True to economic prediction, the most capable women are going where the rewards are highest. Comparable worth is therefore inevitable if society wants to retain and attract qualified workers in pink-collar fields. Indeed, step-by-step readjustment has already begun in income, status and career structure; even in the absence of legislation, individual settlements have taken place.

Last March, San Francisco voters agreed to pay $35.4 million over the next two years in special raises to women and minority group members who have been paid less than men in jobs of comparable worth. Contracts extending the career progression ladder are emerging; assigning ranks and added responsibilities to school teachers--using the university model--are surfacing. Arizona, for instance, will raise potential salaries to $44,600 from about $38,000 on the traditional seniority scales, while keeping teaches in the classroom. The controversial merit pay plan implemented in Tennessee has resulted in more than 13% of the educators receiving additional pay ranging from $2,000 to $7,000 per year. The widely publicized Rochester, N.Y., contract will increase starting salaries by 52% over three years and raise maximum pay to $70,000.

In the absence of a national commitment to comparable worth, however, these remain special situations. They are not likely to increase pink-collar status so much that a person entering such work doesn’t have to defend her choice, much like today’s beleaguered housewife. By contrast, a commitment that comparable worth be considered in any legislated pay scale--such as the federal Civil Service--would revolutionize societal regard for these occupations.

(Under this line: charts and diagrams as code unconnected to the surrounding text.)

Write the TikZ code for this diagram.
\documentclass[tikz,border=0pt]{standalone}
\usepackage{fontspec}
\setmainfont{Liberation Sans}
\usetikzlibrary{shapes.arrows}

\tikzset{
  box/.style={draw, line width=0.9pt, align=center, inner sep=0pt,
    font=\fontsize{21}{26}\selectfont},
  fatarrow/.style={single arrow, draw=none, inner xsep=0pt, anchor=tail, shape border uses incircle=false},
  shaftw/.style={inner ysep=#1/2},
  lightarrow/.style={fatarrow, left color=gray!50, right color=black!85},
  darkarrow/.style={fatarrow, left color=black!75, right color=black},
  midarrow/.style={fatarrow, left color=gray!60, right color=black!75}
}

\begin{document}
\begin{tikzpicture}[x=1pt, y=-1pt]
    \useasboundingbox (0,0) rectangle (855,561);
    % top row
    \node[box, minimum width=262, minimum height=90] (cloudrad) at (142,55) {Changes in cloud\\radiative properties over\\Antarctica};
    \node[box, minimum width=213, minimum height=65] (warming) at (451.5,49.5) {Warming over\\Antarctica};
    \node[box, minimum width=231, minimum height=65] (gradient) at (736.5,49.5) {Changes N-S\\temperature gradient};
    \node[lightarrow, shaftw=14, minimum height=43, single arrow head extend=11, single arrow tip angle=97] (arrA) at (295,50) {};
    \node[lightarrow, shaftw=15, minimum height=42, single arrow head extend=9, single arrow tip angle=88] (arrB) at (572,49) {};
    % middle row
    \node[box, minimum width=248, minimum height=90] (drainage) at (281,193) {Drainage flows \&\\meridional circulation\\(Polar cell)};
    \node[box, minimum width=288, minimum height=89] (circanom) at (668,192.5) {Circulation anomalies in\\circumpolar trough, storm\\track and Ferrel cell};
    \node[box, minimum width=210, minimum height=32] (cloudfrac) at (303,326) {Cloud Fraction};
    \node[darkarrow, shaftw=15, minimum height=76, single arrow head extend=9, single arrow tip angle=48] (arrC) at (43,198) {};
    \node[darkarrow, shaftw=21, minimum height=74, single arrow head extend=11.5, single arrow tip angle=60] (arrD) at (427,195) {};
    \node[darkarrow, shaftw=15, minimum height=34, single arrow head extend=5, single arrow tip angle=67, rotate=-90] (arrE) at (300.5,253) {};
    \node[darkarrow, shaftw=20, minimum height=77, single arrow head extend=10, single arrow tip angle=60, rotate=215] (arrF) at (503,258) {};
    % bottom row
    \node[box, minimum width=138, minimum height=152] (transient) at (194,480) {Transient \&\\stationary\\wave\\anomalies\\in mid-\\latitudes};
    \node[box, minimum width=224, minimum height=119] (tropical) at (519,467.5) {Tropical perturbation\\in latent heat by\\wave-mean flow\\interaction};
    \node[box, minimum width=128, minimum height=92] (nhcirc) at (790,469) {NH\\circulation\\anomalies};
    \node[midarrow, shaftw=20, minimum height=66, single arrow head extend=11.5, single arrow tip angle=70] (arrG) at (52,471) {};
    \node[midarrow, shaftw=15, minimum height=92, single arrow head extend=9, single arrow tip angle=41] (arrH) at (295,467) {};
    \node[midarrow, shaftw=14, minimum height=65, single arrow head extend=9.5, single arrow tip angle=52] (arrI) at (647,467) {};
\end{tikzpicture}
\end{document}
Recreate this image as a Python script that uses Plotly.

Consider the huge social costs of a piecemeal readjustment process by states or institutions spread over 20 to 40 years--the entire working life of one person. Until pink-collar wages seriously compete with alternative fields, two generations of talented people may be lost.

A free society has two employment goals. The first is for all citizens to have the chance to develop their abilities and to make informed choices of occupation unconstrained by considerations of race, sex and ethnicity. The second is a labor market that ensures the most productive use of its work force. Whether early or late, this society will have to pay true market value for all workers in all necessary occupations--and the status of an occupation will not depend on the sex of its practitioners.